- Given instruction -
Pick out the lines below that include the string "seaborn".

- Information supplied -

▼▼▼

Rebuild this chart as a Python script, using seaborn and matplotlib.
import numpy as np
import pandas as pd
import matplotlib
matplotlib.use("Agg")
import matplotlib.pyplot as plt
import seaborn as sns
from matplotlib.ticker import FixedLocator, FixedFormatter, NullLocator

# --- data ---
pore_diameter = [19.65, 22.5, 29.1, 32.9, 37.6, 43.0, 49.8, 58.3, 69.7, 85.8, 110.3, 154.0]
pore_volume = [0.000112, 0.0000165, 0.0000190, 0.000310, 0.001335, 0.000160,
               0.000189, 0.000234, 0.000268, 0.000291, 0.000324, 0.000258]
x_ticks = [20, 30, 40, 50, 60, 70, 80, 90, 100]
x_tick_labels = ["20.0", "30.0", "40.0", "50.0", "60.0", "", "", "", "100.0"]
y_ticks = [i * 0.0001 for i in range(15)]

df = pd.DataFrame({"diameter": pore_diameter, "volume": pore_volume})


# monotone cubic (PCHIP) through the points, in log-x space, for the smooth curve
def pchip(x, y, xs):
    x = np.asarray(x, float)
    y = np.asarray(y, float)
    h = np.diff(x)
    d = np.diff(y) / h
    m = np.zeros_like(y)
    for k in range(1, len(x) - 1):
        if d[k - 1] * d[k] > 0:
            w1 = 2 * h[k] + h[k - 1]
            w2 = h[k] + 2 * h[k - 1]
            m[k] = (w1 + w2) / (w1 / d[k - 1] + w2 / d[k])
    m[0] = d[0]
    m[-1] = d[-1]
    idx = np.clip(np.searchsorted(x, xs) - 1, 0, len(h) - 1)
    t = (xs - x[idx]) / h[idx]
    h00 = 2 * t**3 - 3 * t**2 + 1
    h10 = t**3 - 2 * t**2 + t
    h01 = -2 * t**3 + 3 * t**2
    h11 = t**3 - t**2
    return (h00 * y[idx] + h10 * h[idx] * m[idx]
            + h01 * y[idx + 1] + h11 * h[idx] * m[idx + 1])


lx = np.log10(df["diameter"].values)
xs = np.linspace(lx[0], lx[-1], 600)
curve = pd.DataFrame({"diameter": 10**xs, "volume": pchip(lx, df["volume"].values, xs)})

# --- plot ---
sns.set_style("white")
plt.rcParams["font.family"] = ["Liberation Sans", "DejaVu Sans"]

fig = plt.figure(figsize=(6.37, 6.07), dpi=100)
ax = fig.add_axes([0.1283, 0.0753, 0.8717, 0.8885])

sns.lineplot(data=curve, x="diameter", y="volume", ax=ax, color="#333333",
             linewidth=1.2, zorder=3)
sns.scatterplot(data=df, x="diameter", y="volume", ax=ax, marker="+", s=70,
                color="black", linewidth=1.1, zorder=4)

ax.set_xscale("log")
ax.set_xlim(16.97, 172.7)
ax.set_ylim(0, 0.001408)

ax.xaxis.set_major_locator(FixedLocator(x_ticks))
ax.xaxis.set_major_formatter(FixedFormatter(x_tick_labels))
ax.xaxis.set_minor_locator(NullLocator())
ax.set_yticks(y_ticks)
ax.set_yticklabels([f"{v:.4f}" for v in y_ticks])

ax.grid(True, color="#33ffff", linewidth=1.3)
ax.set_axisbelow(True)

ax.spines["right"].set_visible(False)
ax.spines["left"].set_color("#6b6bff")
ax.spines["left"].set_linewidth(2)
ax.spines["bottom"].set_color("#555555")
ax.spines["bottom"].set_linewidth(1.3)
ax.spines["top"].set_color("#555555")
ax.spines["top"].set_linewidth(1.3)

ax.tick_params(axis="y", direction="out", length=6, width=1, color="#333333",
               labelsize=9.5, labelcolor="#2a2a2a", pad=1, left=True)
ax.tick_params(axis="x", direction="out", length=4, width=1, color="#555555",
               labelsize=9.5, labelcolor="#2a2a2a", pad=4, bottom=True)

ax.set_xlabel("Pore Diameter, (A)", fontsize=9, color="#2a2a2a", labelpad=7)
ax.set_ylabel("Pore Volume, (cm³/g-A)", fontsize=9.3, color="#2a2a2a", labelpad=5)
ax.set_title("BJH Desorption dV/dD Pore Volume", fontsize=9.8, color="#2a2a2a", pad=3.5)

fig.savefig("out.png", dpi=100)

▲▲▲

- The output -
Rebuild this chart as a Python script, using seaborn and matplotlib.
import seaborn as sns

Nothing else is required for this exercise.